São duas questões aí. A primeira está ligada à saúde da Democracia. Projeto hegemônico, de fato, nunca é saudável para a Democracia, porque toda vez que existe um partido dominante sem oposição à altura, a oposição acaba entrando no governo. E é exatamente o que você está vendo acontecer hoje. Quando Kátia Abreu, do DEM, fala bem do governo, certamente não é por afinidade, ou por convicção, mas porque será coordenadora do PSD e quer ganhar eleição. E quando a oposição se une ao governo, a população nunca sabe bem quais são os acordos que estão sendo feitos, porque todos só professam o discurso do governo. E esse discurso fica tão gelatinoso que não dá mais para reconhecer se é direita ou esquerda, desfigurando as posições políticas e ideológicas. As bandeiras se misturam e o eleitor fica meio sem saber de que lado está. A segunda questão é que política não se faz só com sistema partidário. Até aqui a gente só falou disso. Mas a sociedade civil organizada, esse nome que é difícil de explicar, tem um papel. Pode propor, pode cobrar, pode denunciar. É o caso do Ficha Limpa. A pauta veio da sociedade civil, de instituições, de fóruns civis. Nessa instância ainda se faz política, se discute ideologia e projeto.

Mas há espaço real para essas movimentações?
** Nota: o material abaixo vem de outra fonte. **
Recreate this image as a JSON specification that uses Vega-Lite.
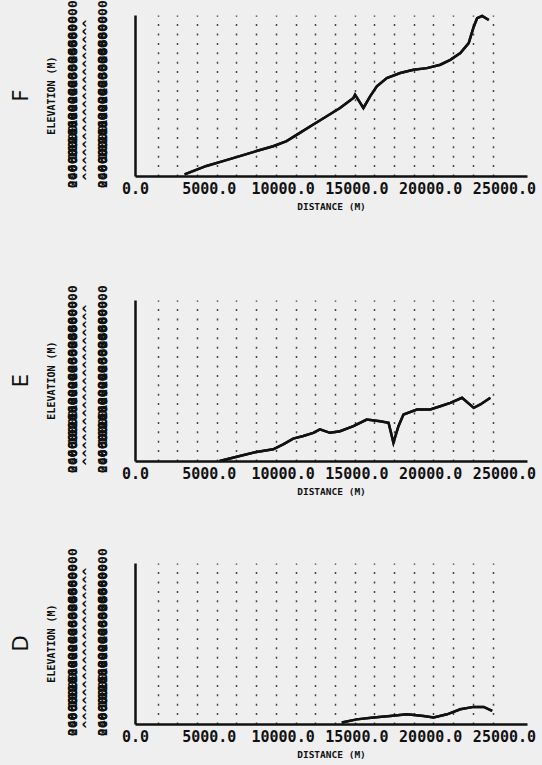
{
  "$schema": "https://vega.github.io/schema/vega-lite/v6.json",
  "autosize": "none",
  "padding": {"left": 135, "top": 15, "right": 15, "bottom": 750},
  "background": "#efefef",
  "config": {"view": {"stroke": null}, "axisY": {"labelOverlap": false}},
  "data": {"values": [
    {"panel":"F","distance":3360,"elevation":40},{"panel":"F","distance":4840,"elevation":250},{"panel":"F","distance":5960,"elevation":370},{"panel":"F","distance":7100,"elevation":495},{"panel":"F","distance":8230,"elevation":620},{"panel":"F","distance":9360,"elevation":740},{"panel":"F","distance":10270,"elevation":865},{"panel":"F","distance":11170,"elevation":1070},{"panel":"F","distance":12080,"elevation":1280},{"panel":"F","distance":12990,"elevation":1485},{"panel":"F","distance":13890,"elevation":1690},{"panel":"F","distance":14800,"elevation":1940},{"panel":"F","distance":14910,"elevation":2020},{"panel":"F","distance":15475,"elevation":1690},{"panel":"F","distance":15930,"elevation":1980},{"panel":"F","distance":16385,"elevation":2230},{"panel":"F","distance":17060,"elevation":2435},{"panel":"F","distance":17970,"elevation":2560},{"panel":"F","distance":18870,"elevation":2640},{"panel":"F","distance":19780,"elevation":2680},{"panel":"F","distance":20685,"elevation":2765},{"panel":"F","distance":21365,"elevation":2885},{"panel":"F","distance":22045,"elevation":3055},{"panel":"F","distance":22610,"elevation":3300},{"panel":"F","distance":22950,"elevation":3710},{"panel":"F","distance":23180,"elevation":3920},{"panel":"F","distance":23520,"elevation":3975},{"panel":"F","distance":23970,"elevation":3875},
    {"panel":"E","distance":5740,"elevation":0},{"panel":"E","distance":7100,"elevation":125},{"panel":"E","distance":8230,"elevation":225},{"panel":"E","distance":9360,"elevation":290},{"panel":"E","distance":10040,"elevation":415},{"panel":"E","distance":10720,"elevation":555},{"panel":"E","distance":11400,"elevation":620},{"panel":"E","distance":12080,"elevation":700},{"panel":"E","distance":12530,"elevation":785},{"panel":"E","distance":13210,"elevation":700},{"panel":"E","distance":13890,"elevation":740},{"panel":"E","distance":14800,"elevation":865},{"panel":"E","distance":15700,"elevation":1030},{"panel":"E","distance":16610,"elevation":990},{"panel":"E","distance":17180,"elevation":950},{"panel":"E","distance":17510,"elevation":455},{"panel":"E","distance":17850,"elevation":865},{"panel":"E","distance":18190,"elevation":1155},{"panel":"E","distance":19100,"elevation":1280},{"panel":"E","distance":20005,"elevation":1280},{"panel":"E","distance":20685,"elevation":1360},{"panel":"E","distance":21365,"elevation":1445},{"panel":"E","distance":22160,"elevation":1570},{"panel":"E","distance":22950,"elevation":1320},{"panel":"E","distance":23400,"elevation":1405},{"panel":"E","distance":24080,"elevation":1570},
    {"panel":"D","distance":14010,"elevation":35},{"panel":"D","distance":15030,"elevation":115},{"panel":"D","distance":16150,"elevation":160},{"panel":"D","distance":17290,"elevation":200},{"panel":"D","distance":18420,"elevation":240},{"panel":"D","distance":19550,"elevation":200},{"panel":"D","distance":20230,"elevation":160},{"panel":"D","distance":21140,"elevation":240},{"panel":"D","distance":22040,"elevation":365},{"panel":"D","distance":22950,"elevation":425},{"panel":"D","distance":23625,"elevation":425},{"panel":"D","distance":24200,"elevation":325}
  ]},
  "spacing": 124,
  "bounds": "flush",
  "vconcat": [
    {
      "title": {"text": "F", "orient": "left", "anchor": "middle", "angle": 270, "fontSize": 21, "font": "DejaVu Sans", "fontWeight": "normal", "color": "#111", "offset": 14},
      "width": 392, "height": 161,
      "transform": [{"filter": "datum.panel === 'F'"}],
      "resolve": {"axis": {"x": "independent"}},
      "encoding": {
        "y": {"field": "elevation", "type": "quantitative", "scale": {"domain": [0, 4000], "nice": false},
          "axis": {"values": [0,200,400,600,800,1000,1200,1400,1600,1800,2000,2200,2400,2600,2800,3000,3200,3400,3600,3800], "format": ".1f", "labelAngle": 270, "labelAlign": "center", "labelBaseline": "bottom", "labelExpr": "[datum.label, '^', datum.label]", "labelLineHeight": 15, "labelFont": "DejaVu Sans Mono", "labelFontWeight": "bold", "labelFontSize": 13, "labelPadding": 56, "labelColor": "#111", "ticks": false, "labelOverlap": false, "labelFlush": false, "labelBound": false, "domainWidth": 2.5, "domainColor": "#111", "grid": false, "title": "ELEVATION (M)", "titleX": -79, "titleY": 80, "titleAngle": 270, "titleBaseline": "bottom", "titleAlign": "center", "titleFont": "DejaVu Sans Mono", "titleFontSize": 10, "titleFontWeight": "bold", "titleColor": "#111"}}
      },
      "layer": [
        {"mark": {"type": "line", "color": "#111", "strokeWidth": 2.5},
         "encoding": {
           "x": {"field": "distance", "type": "quantitative", "scale": {"domain": [0, 26560], "nice": false, "zero": false},
             "axis": {"values": [0,5000,10000,15000,20000,25000], "format": ".1f", "labelFont": "DejaVu Sans Mono", "labelFontWeight": "bold", "labelFontSize": 15, "labelColor": "#111", "labelPadding": 5, "ticks": false, "labelOverlap": false, "labelFlush": false, "labelBound": false, "domainWidth": 2.5, "domainColor": "#111", "grid": false, "title": "DISTANCE (M)", "titleFont": "DejaVu Sans Mono", "titleFontSize": 9.5, "titleFontWeight": "bold", "titlePadding": 5, "titleColor": "#111"}}
         }},
        {"mark": {"type": "line", "color": "#111", "strokeWidth": 2.5},
         "encoding": {
           "x": {"field": "distance", "type": "quantitative", "axis": {"orient": "top", "values": [1530,2865,4200,5535,6870,8205,9540,10875,12210,13545,14880,16215,17550,18885,20220,21555,22890,24225], "labels": false, "ticks": false, "domain": false, "grid": true, "gridDash": [2, 7.4], "gridColor": "#444", "gridWidth": 1.5, "title": null}}
         }}
      ]
    },
    {
      "spacing": 102,
      "bounds": "flush",
      "vconcat": [
        {
          "title": {"text": "E", "orient": "left", "anchor": "middle", "angle": 270, "fontSize": 21, "font": "DejaVu Sans", "fontWeight": "normal", "color": "#111", "offset": 14},
          "width": 392, "height": 161,
          "transform": [{"filter": "datum.panel === 'E'"}],
          "resolve": {"axis": {"x": "independent"}},
          "encoding": {
            "y": {"field": "elevation", "type": "quantitative", "scale": {"domain": [0, 4000], "nice": false},
              "axis": {"values": [0,200,400,600,800,1000,1200,1400,1600,1800,2000,2200,2400,2600,2800,3000,3200,3400,3600,3800], "format": ".1f", "labelAngle": 270, "labelAlign": "center", "labelBaseline": "bottom", "labelExpr": "[datum.label, '^', datum.label]", "labelLineHeight": 15, "labelFont": "DejaVu Sans Mono", "labelFontWeight": "bold", "labelFontSize": 13, "labelPadding": 56, "labelColor": "#111", "ticks": false, "labelOverlap": false, "labelFlush": false, "labelBound": false, "domainWidth": 2.5, "domainColor": "#111", "grid": false, "title": "ELEVATION (M)", "titleX": -79, "titleY": 80, "titleAngle": 270, "titleBaseline": "bottom", "titleAlign": "center", "titleFont": "DejaVu Sans Mono", "titleFontSize": 10, "titleFontWeight": "bold", "titleColor": "#111"}}
          },
          "layer": [
            {"mark": {"type": "line", "color": "#111", "strokeWidth": 2.5},
             "encoding": {
               "x": {"field": "distance", "type": "quantitative", "scale": {"domain": [0, 26560], "nice": false, "zero": false},
                 "axis": {"values": [0,5000,10000,15000,20000,25000], "format": ".1f", "labelFont": "DejaVu Sans Mono", "labelFontWeight": "bold", "labelFontSize": 15, "labelColor": "#111", "labelPadding": 5, "ticks": false, "labelOverlap": false, "labelFlush": false, "labelBound": false, "domainWidth": 2.5, "domainColor": "#111", "grid": false, "title": "DISTANCE (M)", "titleFont": "DejaVu Sans Mono", "titleFontSize": 9.5, "titleFontWeight": "bold", "titlePadding": 5, "titleColor": "#111"}}
             }},
            {"mark": {"type": "line", "color": "#111", "strokeWidth": 2.5},
             "encoding": {
               "x": {"field": "distance", "type": "quantitative", "axis": {"orient": "top", "values": [1530,2865,4200,5535,6870,8205,9540,10875,12210,13545,14880,16215,17550,18885,20220,21555,22890,24225], "labels": false, "ticks": false, "domain": false, "grid": true, "gridDash": [2, 7.4], "gridColor": "#444", "gridWidth": 1.5, "title": null}}
             }}
          ]
        },
        {
          "title": {"text": "D", "orient": "left", "anchor": "middle", "angle": 270, "fontSize": 21, "font": "DejaVu Sans", "fontWeight": "normal", "color": "#111", "offset": 14},
          "width": 392, "height": 161,
          "transform": [{"filter": "datum.panel === 'D'"}],
          "resolve": {"axis": {"x": "independent"}},
          "encoding": {
            "y": {"field": "elevation", "type": "quantitative", "scale": {"domain": [0, 4000], "nice": false},
              "axis": {"values": [0,200,400,600,800,1000,1200,1400,1600,1800,2000,2200,2400,2600,2800,3000,3200,3400,3600,3800], "format": ".1f", "labelAngle": 270, "labelAlign": "center", "labelBaseline": "bottom", "labelExpr": "[datum.label, '^', datum.label]", "labelLineHeight": 15, "labelFont": "DejaVu Sans Mono", "labelFontWeight": "bold", "labelFontSize": 13, "labelPadding": 56, "labelColor": "#111", "ticks": false, "labelOverlap": false, "labelFlush": false, "labelBound": false, "domainWidth": 2.5, "domainColor": "#111", "grid": false, "title": "ELEVATION (M)", "titleX": -79, "titleY": 80, "titleAngle": 270, "titleBaseline": "bottom", "titleAlign": "center", "titleFont": "DejaVu Sans Mono", "titleFontSize": 10, "titleFontWeight": "bold", "titleColor": "#111"}}
          },
          "layer": [
            {"mark": {"type": "line", "color": "#111", "strokeWidth": 2.5},
             "encoding": {
               "x": {"field": "distance", "type": "quantitative", "scale": {"domain": [0, 26560], "nice": false, "zero": false},
                 "axis": {"values": [0,5000,10000,15000,20000,25000], "format": ".1f", "labelFont": "DejaVu Sans Mono", "labelFontWeight": "bold", "labelFontSize": 15, "labelColor": "#111", "labelPadding": 5, "ticks": false, "labelOverlap": false, "labelFlush": false, "labelBound": false, "domainWidth": 2.5, "domainColor": "#111", "grid": false, "title": "DISTANCE (M)", "titleFont": "DejaVu Sans Mono", "titleFontSize": 9.5, "titleFontWeight": "bold", "titlePadding": 5, "titleColor": "#111"}}
             }},
            {"mark": {"type": "line", "color": "#111", "strokeWidth": 2.5},
             "encoding": {
               "x": {"field": "distance", "type": "quantitative", "axis": {"orient": "top", "values": [1530,2865,4200,5535,6870,8205,9540,10875,12210,13545,14880,16215,17550,18885,20220,21555,22890,24225], "labels": false, "ticks": false, "domain": false, "grid": true, "gridDash": [2, 7.4], "gridColor": "#444", "gridWidth": 1.5, "title": null}}
             }}
          ]
        }
      ]
    }
  ]
}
Tem sim. O Ficha Limpa é o exemplo mais recente. Mas é preciso achar brechas, não é fácil. Os movimentos se organizam, cobram, propõem. Alguns parlamentares podem adotar a bandeira e levar a questão para as casas legislativas e aí o assunto segue o caminho tradicional. As organizações, os fóruns, as associações têm esse papel. É só começar.